養子は相続人になる
養子縁組とは、血縁関係のない人同士が、法律上の親子関係になることを言います。
養子縁組をして親になった人は「養親」、子どもになった人は「養子」です。
被相続人が養子縁組を行っていた場合、その養子は相続人となるため、ほかの相続人の法定相続分に影響します。
たとえば、配偶者と実子1人が相続人なら、実子の法定相続分は2分の1ですが、1人の養子がいた場合、実子と養子はそれぞれ4分の1が法定相続分となります。
養子縁組に人数の上限はなく、手続きをすれば何人でも養子にすることは可能です。
しかし、養子が増えれば、相続人の数が増えるわけですから、遺産分割協議の合意形成が難しくなります。
相続人が増えると相続税が減る
養子縁組を行う場合、相続税のルールも確認しておきましょう。
相続税は「相続人が増えるほど、相続税が減る」という仕組みです。
相続税の基礎控除や生命保険金・死亡保険金の非課税枠が、相続人の人数に応じて増えるからです。
したがって、養子縁組をすれば、相続人が増えることにより相続税の節税につながることになりますが、無制限に節税できるわけではありません。
相続税の計算上、「実子がいない場合は養子2人まで」「実子がいる場合は養子1人まで」が相続税法上の恩恵を受けることができる上限です。
この上限を超えて養子縁組を行って相続人を増やしても、相続税の節税効果はありません。

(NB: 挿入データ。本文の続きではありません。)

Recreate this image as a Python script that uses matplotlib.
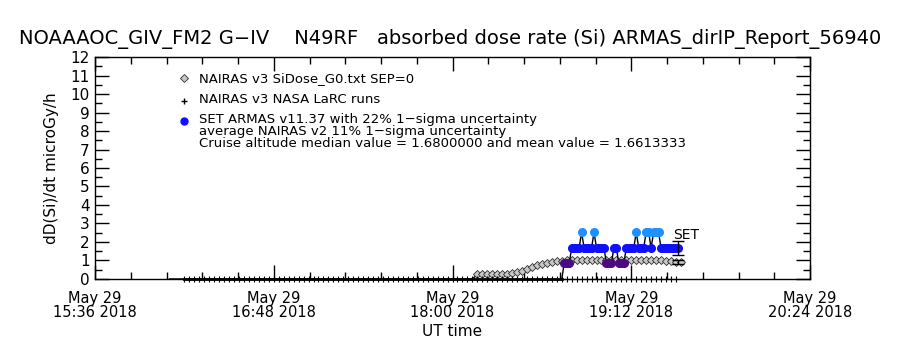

また、たとえ上限を超えなくても、税務署から「明らかに税金対策としての養子縁組である」と判断されると、相続税法上の恩恵を受けられないこともあります。
例外的に養子が実子扱いになるケース
ただし、例外として、次の場合は相続税上も養子は実子扱いとなり、人数の制限を受けません(図表2−3)。
- 被相続人の「特別養子」であるケース
- 被相続人が配偶者の連れ子を養子にしたケース
- 実子または養子の代襲相続権を所有するケース
▲図表2−3
「特別養子」と「普通養子」の違い
養子には「特別養子」と「普通養子」の2種類があります(図表2−4)。
▲図表2−4
子どもが実の親に虐待を受けたり、親がなんらかの事情で子どもの監護をできなかったりする事情により、子どもをきちんと育てられる人が養親となるのが特別養子です。
特別養子になると、実父母との親子関係が解消され、実父母からの相続権がなくなります。

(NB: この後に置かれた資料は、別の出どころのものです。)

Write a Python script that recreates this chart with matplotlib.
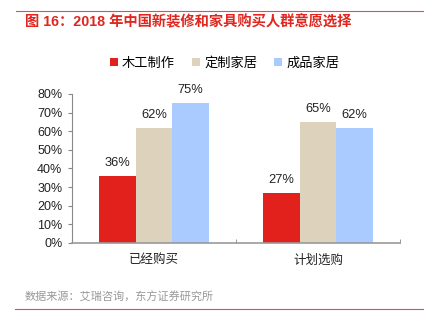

その代わりに、養父母からの相続は相続税法上も制限を受けず、実子扱いとなります。
この特別養子には高いハードルがあり、家庭裁判所の審判を経なければなりません。
養子が養親より先に亡くなったときには、その養子の子どもが代襲相続人になることができる場合と、できない場合があります。
養子と実子に相続分の差はありませんが、代襲相続に関しては違いが生じる可能性があります。

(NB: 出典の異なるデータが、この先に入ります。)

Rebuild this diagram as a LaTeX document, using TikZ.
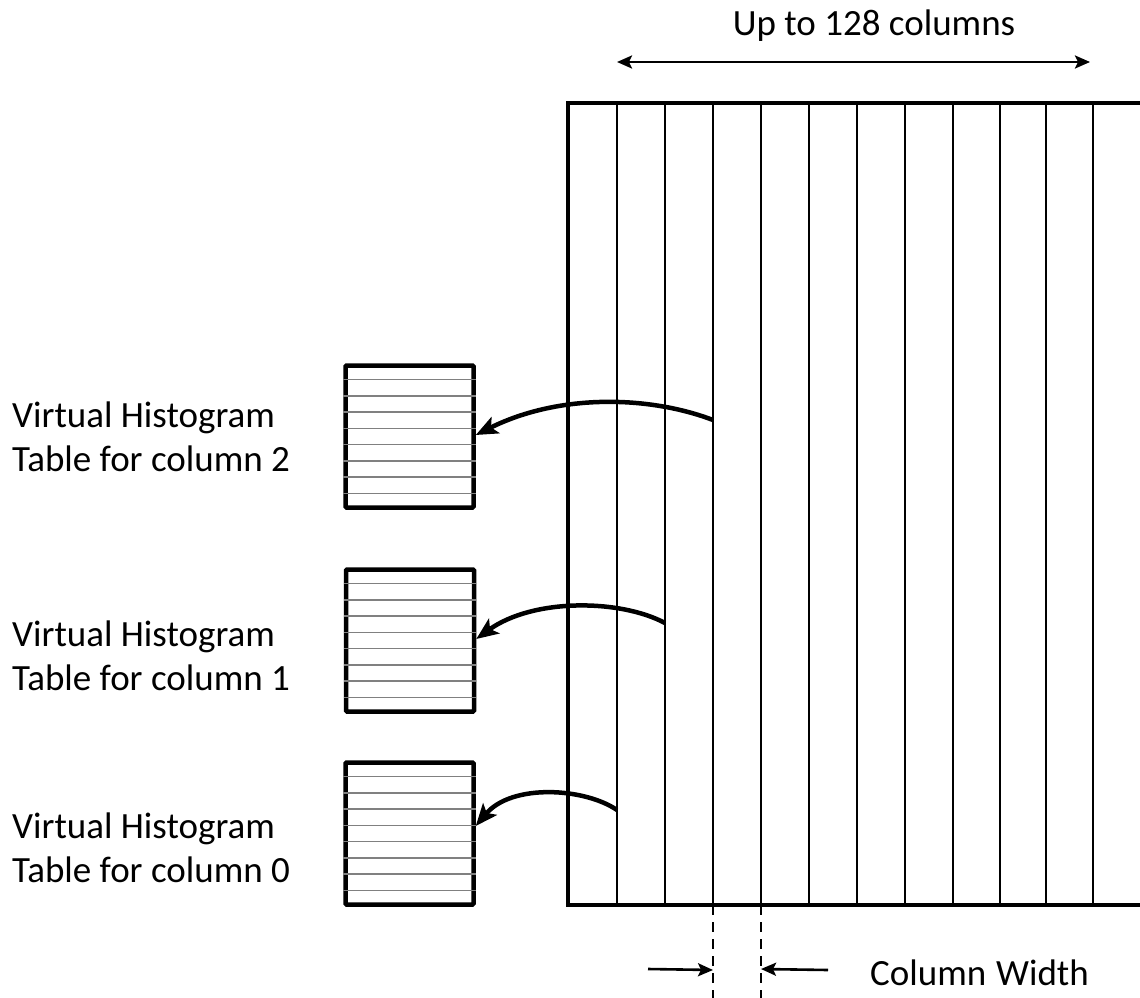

養子縁組をした後にその養子に子どもが生まれた場合、その子どもは代襲相続が認められます。
事例再婚相手の子どもを養子にした場合
たとえば、再婚相手の子どもを養子にした場合に、養子縁組の後に養子の子(孫)が生まれれば、孫は代襲相続人となることができます。
一方、養子縁組する前に養子に子がいた場合、その子と養親の間には血縁関係が生じません。
そのため、その子は養子の代襲相続人になれません(図表2−5)。